Now, we need a $2 dollar stamp, and one personality from American history who was missing from the 1954 series for some strange reason was James Madison. So just like with the Martin Luther King, Jr. stamp, somebody needs to design a $2 Madison stamp for this renewed series. I think I'd make it a deep yellow orange. Stamp collectors care about these things, you know.

We had a $5 stamp back then, which was the highest value in the group. It can stay just as it was. This should be the rate for standard packages, which is now $4.95, also a ridiculous number.
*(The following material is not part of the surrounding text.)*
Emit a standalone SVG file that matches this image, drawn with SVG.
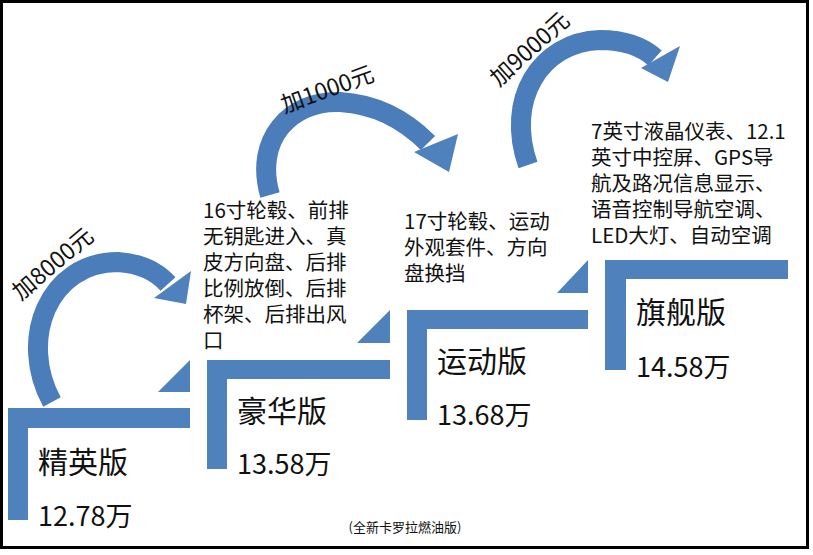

Since we've had so much inflation since 1954, we need a $10 stamp. There was a very nice design from the earlier set that I think would suit very nicely, if slightly redesigned to take into account the new denomination.






I think there should also be a $15 dollar stamp, which should be the price for international express mail instead of the ridiculous denomination used now. There was a wonderful stamp from the old series, but, as you will see, it was in a very small denomination that no longer makes any sense. It can be redesigned to suit for this purpose:






If we should need a $20 dollar stamp, and we probably do, I think maybe Franklin Delano Roosevelt should be the subject. But that's just my opinion. If not FDR, then maybe Harriet Beecher Stowe, who for some strange reason did not make it onto a stamp until 2007, despite being one of the most famous and consequential women in American history. I lean toward Stowe over FDR. We can argue this one out later.

There, I feel much better now. I'm sorry that the quality of the stamp illustrations above is not uniform, but this is the best I could do without spending a lot of time searching. Still, I really do feel a lot better.